CADILLAC — Just go home.
That's the message from Peggy Case, president of Michigan Citizens for Water Conservation, to Nestle Waters North America.
Nestle said this summer that the company was thinking about getting out of the regional bottled water business.
Ice Mountain, the Nestle brand bottled in Stanwood and withdrawn from wells near Evart, is one of the brands.
The time is ripe, according to Case, for action.
"This is a good opportunity, when they are trying to negotiate sales to these places, to tell them to just return the permits. Return whatever they think they own back to public entities," Case told the Cadillac News. "It's a good time for them to just go home. That's all we want. Just go home. Leave the water where it is."
This week MCWC and other organizations announced the launch of the global "Nestle Troubled Waters" campaign. The campaign includes sending a letter to Nestle, government leaders and other businesses in the water bottling industry.
The letter urges Nestle "to divest these assets prior to any sale of your bulk bottled water brands."
The assets named in the letter include the White Pine Springs complex near Evart; the Arrowhead complex in the San Bernardino National Forest, California and the Ruby Mountain Springs complex in Chaffee County, Colorado, both Arrowhead brand endeavors; the Ginnie Springs complex near High Springs Florida, the Zephyrhills brand; and the Aberfoyle complex of Nestle Waters Canada in Wellington County, Ontario, for the Pure Life brand.
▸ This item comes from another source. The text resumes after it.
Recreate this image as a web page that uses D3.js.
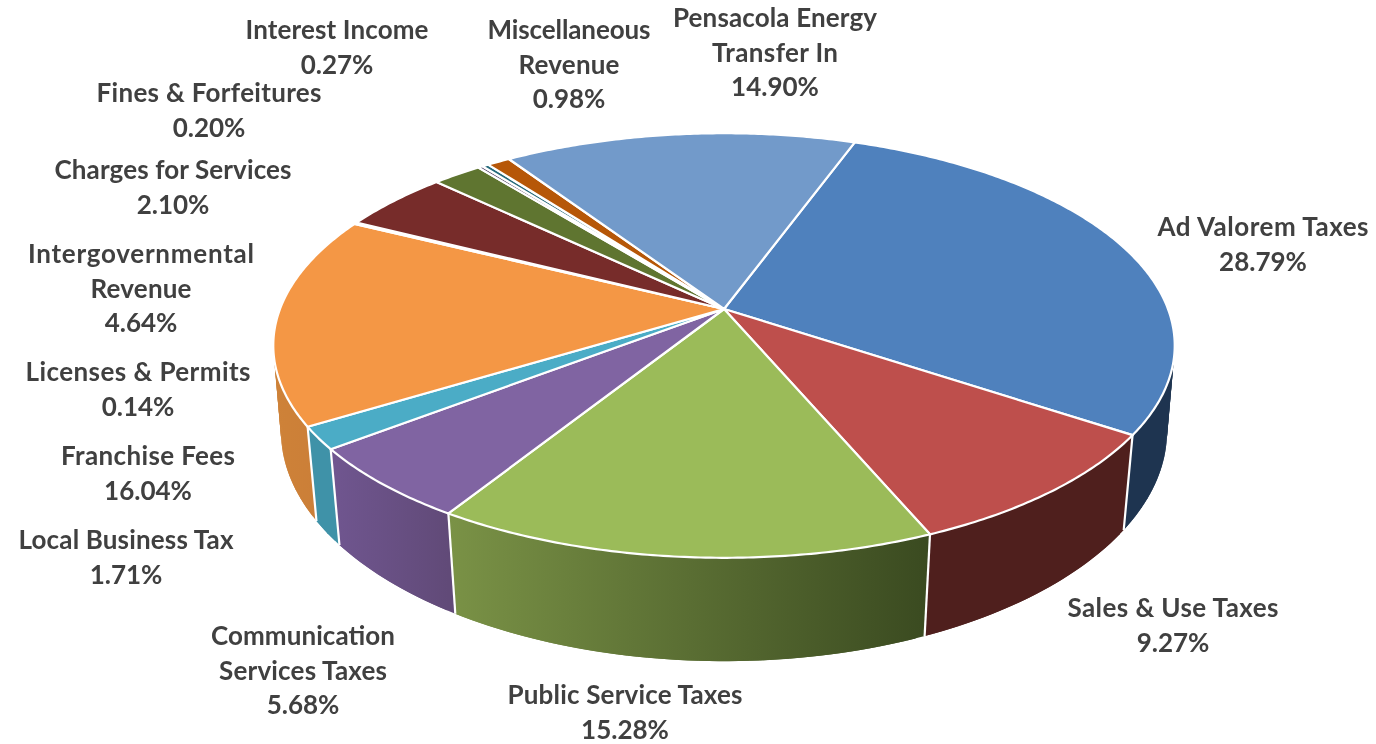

The Story of Stuff Project, based out of Berkeley, California, has contributed funds over the years to citizens' groups that oppose Nestle's efforts in their communities.
"Leave these five particularly controversial water sources (and) put them back into the public trust," prior to any sale, urged Michael O'Heaney, executive director of The Story of Stuff Project. He went on to say, "If they're going to exit this business, and if they're serious about the commitments that they've made around sustainability, what better thing could they do ... than to give these waters back to the communities that have sustained their business for as long as they have?"
Nestle defends the company's record of community involvement and service.
"Nestle Waters North America is proud to be part of the communities in which we operate, including in Mecosta and Osceola Counties in Michigan. We have a long history of supporting communities such as Evart as an employer, a contributor to local organizations and by maintaining open and transparent communications," a company spokesperson said in an emailed statement to the Cadillac News. "Our shared commitment to the sustainability of water resources is grounded in science and guides our everyday decisions and actions."
Several organizations and some individuals co-signed the letter. They include The Story of Stuff Project; Corporate Accountability International; SumOfUs; Food and Water Watch; Campax; Wellington Water Watchers, Ontario; Unbottle and Protect Chaffee County LLC, Colorado; Our Santa Fe River, Florida; Michigan Citizens for Water Conservation; and FLOW (For the Love of Water), Michigan.
SumOfUs may be familiar to local residents. The global corporate accountability organization fundraised and donated approximately $50,000 to Osceola Township, which fought and won a zoning battle with Nestlé over a booster station.
That the Osceola Township lawsuit needed defending at all strikes Angus Wong, campaign manager for SumOfUs, as unjust, especially considering the ongoing water crises in Detroit and Flint, less than 200 miles away.
"Nestle is taking water left, right and center and profiting off it—and suing the local communities," Wong said.
SumOfUs has also contributed $20,000 in the still-ongoing legal battle over the water withdrawal permit near Evart.
Nestle and MCWC have been at odds for years over the company's extraction and bottling of water in and near Evart.
In 2018, Michigan's environmental agency issued a permit for Nestle to increase the water withdrawn from the White Pine Springs well near Evart; MCWC has been fighting that decision ever since. The parties are now awaiting a decision from Liesl Clark, Director of the Michigan Department of Environment, Great Lakes and Energy (EGLE). Clark is an appointee of Gov. Gretchen Whitmer and as such, was not in charge of the agency when the permit was initially granted.
FLOW, a northern Michigan-based organization aimed at protecting the Great Lakes, also signed the letter.
FLOW said that their focus remains on the contested case that is still in the hands of EGLE.
"But we do take a strong position on the privatization of water anywhere in the country," said Jim Olson, FLOW's founder and president.
"As we enter into the 21st century, there's a huge demand for water," Olson said. If water is privatized for sale, it's a slippery slope leading to people losing control of their right to use water, he added.